Slightly more breeze on Wednesday saw two races for girls and boys. Santi Sesto-Cosby was building a tight scoreline with a first and a third, to lie third, while Charlie Gatehouse also consolidated in a gold-fleet earning position, and Thomas Kelsall just hanging on at that level. The girls were having a challenging time, with Emma Breese picking up a Black Flag to go with Gwen Sargent's from Race 1. Ellie Creighton was the most consistent with scores in the high thirties. It was a challenging time for coach Ollie Hill too: with five flights rolling through the course he was constantly busy turning sailors round ready for their next race with a pat on the back or a consoling chat as required, but not much time to see them race!

On to Thursday. Overnight the Covid level for the overall Coastal Region of Slovenia had changed to Red, although the number of cases in Piran still remained very low. Now masks were required everywhere other than on the water, and a curfew was imposed from nine o'clock to six in the morning. Ollie had just enough time to make adjustments to boomspans to reflect a new Class Rules interpretation between the end of the curfew and the sailors launching! The hotels in Portoroz, other than the one hosting the teams, were being closed. Three races for the girls and two for the boys - final day of qualifying before splitting into Gold, Silver and Bronze. Thankfully, a little bit more breeze, and the sailors were sitting on the side rather than in the boat! Santi's results were down a little with a 16th and a fifth leaving him as fourth European. With him in Gold was Charlie Gatehouse, while Thomas Kelsall slipped down into Silver. For the girls, Emma Breese had her best result so far, a 14th, and would race in Silver with Ellie and Gwen.

On Friday no-one expected that this would be the last day of racing. More wind was forecast, but arrived with a mist which seemed to bring it down a few knots. In Boys Gold, a big shift turned the race around, allowing the sixth placed Austrian to gain the win and jump to second European behind Italian Adriano Quanti Quan. Santi was now sailing his discard race, but recovered to 31st, two behind Charlie Gatehouse. Thankfully, most of the event leaders were in the same part of the course and, with a better 'worst result' in qualifying, he jumped past two Spaniards into European Bronze. Thomas Kelsall was mid-fleet in Silver. For the girls, Emma Breese and Gwen Sargent were delighted to finish eighth and tenth on the water, only to find they were over early. Ellie Creighton was 23rd. Boys Bronze didn't race as the wind died away.

The Health Ministry site inspection was still going on as the fleet came ashore. The event passed successfully, but was then told that due to the general situation it had been decided that all sports events had to close. And that was that! Rather than racing Saturday was spent packing up and seeing a little of the sights locally.
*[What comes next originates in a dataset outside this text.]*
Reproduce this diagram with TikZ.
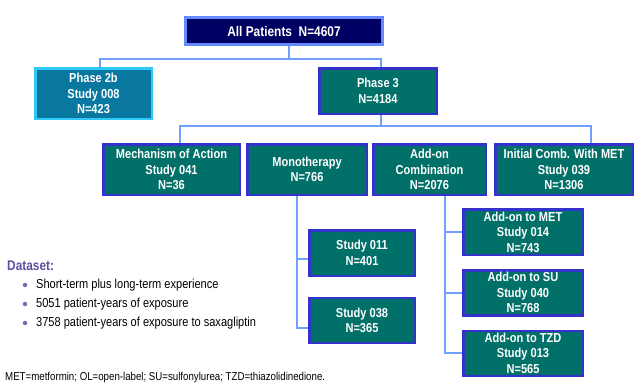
\documentclass[tikz,border=0pt]{standalone}
\usepackage{fontspec}
\setmainfont{Liberation Sans}[FakeStretch=0.85]
\usepackage{xcolor}
\usepackage{tikz}
\usetikzlibrary{positioning}
\definecolor{navyfill}{HTML}{000062}
\definecolor{paleedge}{HTML}{6688FF}
\definecolor{linkblue}{HTML}{72A0FF}
\definecolor{studyfill}{HTML}{007068}
\definecolor{studyedge}{HTML}{3333CC}
\definecolor{phasefill}{HTML}{0878A0}
\definecolor{phaseedge}{HTML}{30C8F8}
\definecolor{datacol}{HTML}{5C4F9F}
\definecolor{dotcol}{HTML}{6E6EB0}
\tikzstyle{topbox} = [rectangle, draw=paleedge, line width=3pt, fill=navyfill, text=white, font=\bfseries\fontsize{14}{16}\selectfont, minimum width=197pt, minimum height=27pt, inner sep=0pt]
\tikzstyle{study} = [rectangle, draw=studyedge, line width=2.5pt, fill=studyfill, text=white, align=center, font=\bfseries\fontsize{13}{15.5}\selectfont, inner sep=0pt]
\tikzstyle{link} = [draw=linkblue, line width=2pt]
\tikzstyle{dot} = [circle, fill=dotcol, minimum size=4.5pt, inner sep=0pt]
\tikzstyle{item} = [anchor=west, inner sep=0pt, font=\fontsize{13}{15}\selectfont]

\begin{document}
\begin{tikzpicture}[x=1pt, y=-1pt]
        \useasboundingbox (0,0) rectangle (635,389);
        \node (all) [topbox] at (284,31) {All Patients\ \ N=4607};
        \node (p2b) [study, fill=phasefill, draw=phaseedge, minimum width=116.5pt, minimum height=50.5pt] at (93.5,93.5) {Phase 2b\\Study 008\\N=423};
        \node (p3) [study, minimum width=117.5pt, minimum height=45.5pt] at (378,91) {Phase 3\\N=4184};

        \node (moa) [study, minimum width=136.5pt, minimum height=50.5pt] at (171.5,169.5) {Mechanism of Action\\Study 041\\N=36};
        \node (mono) [study, minimum width=119.5pt, minimum height=50.5pt, right=5pt of moa] {Monotherapy\\N=766};
        \node (addon) [study, minimum width=112.5pt, minimum height=50.5pt, right=4pt of mono] {Add-on\\Combination\\N=2076};
        \node (init) [study, minimum width=137.5pt, minimum height=50.5pt, right=7pt of addon] {Initial Comb. With MET\\Study 039\\N=1306};

        \node (s011) [study, minimum width=105.5pt, minimum height=45.5pt] at (362,253) {Study 011\\N=401};
        \node (s038) [study, minimum width=105.5pt, minimum height=45pt, below=19.5pt of s011] {Study 038\\N=365};

        \node (addmet) [study, minimum width=119.5pt, minimum height=45.5pt] at (523,232) {Add-on to MET\\Study 014\\N=743};
        \node (addsu) [study, minimum width=119.5pt, minimum height=45pt, below=13pt of addmet] {Add-on to SU\\Study 040\\N=768};
        \node (addtzd) [study, minimum width=119.5pt, minimum height=45pt, below=13pt of addsu] {Add-on to TZD\\Study 013\\N=565};

        \draw [link] ([xshift=5pt]all.south) -- ++(0,13) coordinate (bus1);
        \draw [link] ([xshift=6.5pt]p2b.north) |- (bus1) -| ([xshift=3pt]p3.north);
        \draw [link] ([xshift=3pt]p3.south) -- ++(0,11) coordinate (bus2);
        \draw [link] ([xshift=8.5pt]moa.north) |- (bus2) -| ([xshift=27pt]init.north);
        \draw [link] ([xshift=-10pt]mono.south) |- ([yshift=-6pt]s011.west);
        \draw [link] ([xshift=-10pt]mono.south) |- ([yshift=-7.5pt]s038.west);
        \draw [link] ([xshift=15.5pt]addon.south) |- (addmet.west);
        \draw [link] ([xshift=15.5pt]addon.south) |- (addsu.west);
        \draw [link] ([xshift=15.5pt]addon.south) |- (addtzd.west);

        \node (dataset) [anchor=west, inner sep=0pt, text=datacol, font=\bfseries\fontsize{14}{16}\selectfont] at (7,266) {Dataset:};
        \node (dot1) [dot] at (25,285) {};
        \node (item1) [item, right=8.5pt of dot1] {Short-term plus long-term experience};
        \node (dot2) [dot] at (25,304) {};
        \node (item2) [item, right=8.5pt of dot2] {5051 patient-years of exposure};
        \node (dot3) [dot] at (25,323) {};
        \node (item3) [item, right=8.5pt of dot3] {3758 patient-years of exposure to saxagliptin};

        \node (note) [anchor=west, inner sep=0pt, font=\fontsize{11.4}{13}\selectfont] at (5,378) {MET=metformin; OL=open-label; SU=sulfonylurea; TZD=thiazolidinedione.};
    \end{tikzpicture}
\end{document}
And eating ice-cream, of course.

So on Friday evening coach Ollie escorted Santi Sesto-Cosby to the prize-giving where he took to the podium, the first British boy so do so since David Evans in 2000, and Nick Thompson in 1999. A fantastic result!

None of it would have been possible without the truly fantastic courage, determination and hard work of the host club, the International Optimist Class Association and the support of World Sailing. And closer to home the hard work by sailors, their parents and their coaches to pull a team together in a situation that required more from their friendship, trust and positive attitude than would ever normally be the case. It enabled the sailors to be part of something truly wonderful, with memories and stories to tell for years to come.